Land reform is every South African's problem, Kriek believes, not just those in agriculture or in government. "The skewed patterns of land ownership lead to people not trusting each other, and when the economy suffers like at the moment, social cohesion is also tested. On one side, there is widespread frustration among black South Africans that land reform has not delivered results, and on the other, I have never seen such uncertainty in agriculture as there is now."
The political question must first be solved before the economic question can be addressed, he believes. "That means it cannot be a zero-sum game where you merely replace a white farmer with a black farmer. We need to place black farmers on the same developmental path their white counterparts were put on. It isn't rocket science. We have everything we need, but we do require dialogue, cooperation and trust."
Kriek told Mabuza after the recent land summit in Bela-Bela, Limpopo, that after agriculture's attempts to reach out government will not be able to turn around and say that there isn't a willingness, ability and commitment from farmers to be partners in land reform. "We are progressive, we want to transfer skills and we want to take hands."

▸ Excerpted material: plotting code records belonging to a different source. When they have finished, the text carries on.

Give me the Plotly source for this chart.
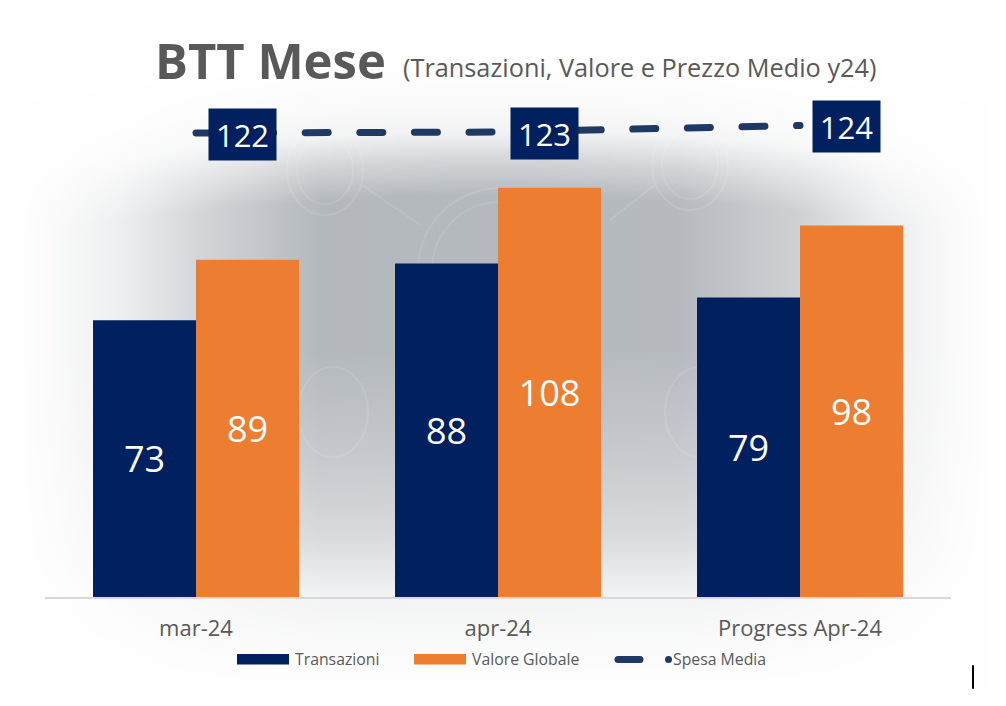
import base64, struct, zlib
import numpy as np
import plotly.graph_objects as go

categories = ["mar-24", "apr-24", "Progress Apr-24"]
transazioni = [73, 88, 79]
valore_globale = [89, 108, 98]
spesa_media = [122.4, 122.6, 124.0]

W, H = 1006, 706
L, R, T, B = 45, 951, 60, 597
NAVY, ORANGE, LINE, GREY = "#002060", "#ED7D31", "#203864", "#595959"
FONT = "Open Sans"


def px(x):
    return (x - L) / (R - L)


def py(y):
    return (B - y) / (B - T)


def backdrop():
    """Soft grey glow behind the chart, encoded as a PNG."""
    ys, xs = np.mgrid[0:H, 0:W]
    ax = np.interp(xs, [15, 60, 120, 200, 320, 680, 800, 880, 950, 990],
                   [0, .07, .22, .55, .95, .92, .6, .25, .07, 0])
    # the upper edge of the glow curves down towards the sides; the lower edge stays straight
    ytop = ys - 45 * ((xs - 500) / 500) ** 2 * np.clip((350 - ys) / 100, 0, 1)
    ay = np.interp(ytop, [60, 100, 130, 160, 195, 350, 450, 540, 597, 650, 695],
                   [0, .05, .16, .58, 1, 1, .78, .5, .16, .05, 0])
    a = ax * ay
    rgb = np.stack([255 - a * (255 - c) for c in (176, 181, 186)], axis=-1).astype(np.uint8)
    raw = b"".join(b"\x00" + row.tobytes() for row in rgb)

    def chunk(tag, data):
        return struct.pack(">I", len(data)) + tag + data + struct.pack(">I", zlib.crc32(tag + data))

    png = (b"\x89PNG\r\n\x1a\n" + chunk(b"IHDR", struct.pack(">IIBBBBB", W, H, 8, 2, 0, 0, 0))
           + chunk(b"IDAT", zlib.compress(raw)) + chunk(b"IEND", b""))
    return "data:image/png;base64," + base64.b64encode(png).decode()


fig = go.Figure()
for name, vals, col in [("Transazioni", transazioni, NAVY), ("Valore Globale", valore_globale, ORANGE)]:
    fig.add_bar(name=name, x=categories, y=vals, marker=dict(color=col, line_width=0),
                text=vals, textposition="inside", insidetextanchor="middle",
                textangle=0, textfont=dict(color="white", size=36, family=FONT, weight=500),
                showlegend=False)
fig.add_scatter(name="Spesa Media", x=categories, y=spesa_media, yaxis="y2", mode="lines",
                line=dict(color=LINE, width=7, dash="23px,31.6px"), showlegend=False)

ann = [
    dict(x=px(153), y=py(60), xref="paper", yref="paper", xanchor="left", yanchor="middle",
         showarrow=False, text="<b>BTT Mese</b>", font=dict(family=FONT, color=GREY, size=49)),
    dict(x=px(401), y=py(67), xref="paper", yref="paper", xanchor="left", yanchor="middle",
         showarrow=False, text="(Transazioni, Valore e Prezzo Medio y24)",
         font=dict(family=FONT, color=GREY, size=25.3)),
]
for c, v in zip(categories, spesa_media):
    ann.append(dict(x=c, y=v, xref="x", yref="y2", xshift=46, yshift=-1, showarrow=False,
                    text=f"{v:.0f}", bgcolor=NAVY, width=65, height=49, align="center", valign="middle",
                    font=dict(color="white", size=31, family=FONT, weight=500)))
for x0, label in [(293, "Transazioni"), (470, "Valore Globale"), (671, "Spesa Media")]:
    ann.append(dict(x=px(x0), y=py(659), xref="paper", yref="paper", xanchor="left", yanchor="middle",
                    showarrow=False, text=label, font=dict(family=FONT, color=GREY, size=15.8)))

shapes = []


def pshape(**kw):
    shapes.append(dict(xref="paper", yref="paper", **kw))


for x0, x1, col in [(237, 289, NAVY), (414, 466, ORANGE)]:
    pshape(type="rect", x0=px(x0), x1=px(x1), y0=py(654), y1=py(664.5), fillcolor=col, line_width=0)
pshape(type="line", x0=px(618), x1=px(640), y0=py(659.5), y1=py(659.5), line=dict(color=LINE, width=7))
pshape(type="circle", x0=px(665), x1=px(672), y0=py(663), y1=py(656), fillcolor=LINE, line_width=0)
pshape(type="line", x0=px(973), x1=px(973), y0=py(666), y1=py(688), line=dict(color="black", width=2))
# faint circuit motif in the backdrop
for cx, cy, rx, ry in [(325, 170, 38, 45), (690, 165, 38, 45), (333, 412, 35, 45), (700, 412, 35, 45),
                       (325, 170, 28, 34), (690, 165, 28, 34), (500, 270, 82, 82), (500, 270, 68, 68)]:
    pshape(type="circle", layer="below", x0=px(cx - rx), x1=px(cx + rx), y0=py(cy + ry), y1=py(cy - ry),
           line=dict(color="rgba(255,255,255,0.11)", width=2))
for a, b, c, d in [(362, 185, 420, 225), (655, 185, 610, 220)]:
    pshape(type="line", layer="below", x0=px(a), x1=px(c), y0=py(b), y1=py(d),
           line=dict(color="rgba(255,255,255,0.11)", width=2))

fig.update_layout(
    width=W, height=H, margin=dict(l=L, r=W - R, t=T, b=H - B, pad=0),
    paper_bgcolor="white", plot_bgcolor="rgba(0,0,0,0)",
    barmode="group", bargap=0.318, bargroupgap=0,
    font=dict(family=FONT, color=GREY),
    xaxis=dict(showgrid=False, zeroline=False, showline=True, linecolor="#D9D9D9", linewidth=2,
               ticks="", tickfont=dict(size=22, color=GREY, family=FONT), ticklabelstandoff=11),
    yaxis=dict(visible=False, range=[0, (B - T) / 3.79]),
    yaxis2=dict(visible=False, overlaying="y", side="right",
                range=[122.4 - (B - 133) / 4.7, 122.4 + (133 - T) / 4.7]),
    annotations=ann, shapes=shapes,
    images=[dict(source=backdrop(), xref="paper", yref="paper", x=px(0), y=py(0), sizex=W / (R - L),
                 sizey=H / (B - T), xanchor="left", yanchor="top", sizing="stretch", layer="below")],
)
round_caps = """
document.body.style.margin='0';
document.querySelectorAll('.scatterlayer .js-line, .layer-above .shapelayer path').forEach(function(p){
  p.style.strokeLinecap='round';
});
"""
fig.write_html("out.html", config={"displayModeBar": False}, post_script=round_caps)
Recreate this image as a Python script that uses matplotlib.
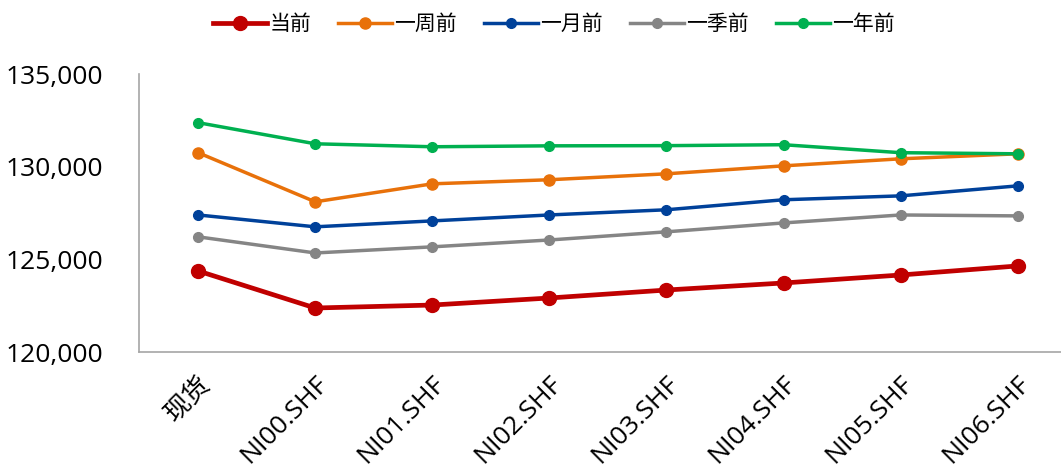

But previous efforts have come to nought and plans agreed to by organised agriculture have almost never been implemented by government. The land reform and constitutional amendment process is also seemingly a process driven by politics and special interests – what makes this different than other instances of rapprochement?
Kriek acknowledges this: "We've always had good relations with the ANC and government, but efforts by our previous president (Johannes Möller) weren't met with commitment from government; there wasn't a great appetite to work with us. And yes, I think we'll be in a holding pattern until the election."
An inflection point in history
He does however believe that South Africa has reached an inflection point in its history and that dialogue and negotiation and talking about the country's original sin is imperative.
"Our Constitution is a transformative document, it's not about retribution. The debate cannot be about taking out white farmers and putting black farmers in their place. That narrative will force people into corners. The art of leadership is to coax people who are in defensive positions closer to each other; it is to get people who are uncertain, fearful and threatened to walk forward."
Kriek, who on Tuesday will be up for re-election as president of AgriSA at the organisation's annual general meeting, is adamant his organisation is purely representative of commercial farming interests. "When I open my mouth it is not on behalf of Afrikaners, or whites or Afrikaans… I represent an economic sector where small and large-scale farmers play an important role."
The future of this country, and the future of land reform and restitution, will not be determined by those on political fringes, but by moderate South Africans who want to take the country forward, Kriek says.
"Farmers' unions need to reach common ground, we need government support and a new implementation system, including a financing model. But we don't have much time to get it right. We need results."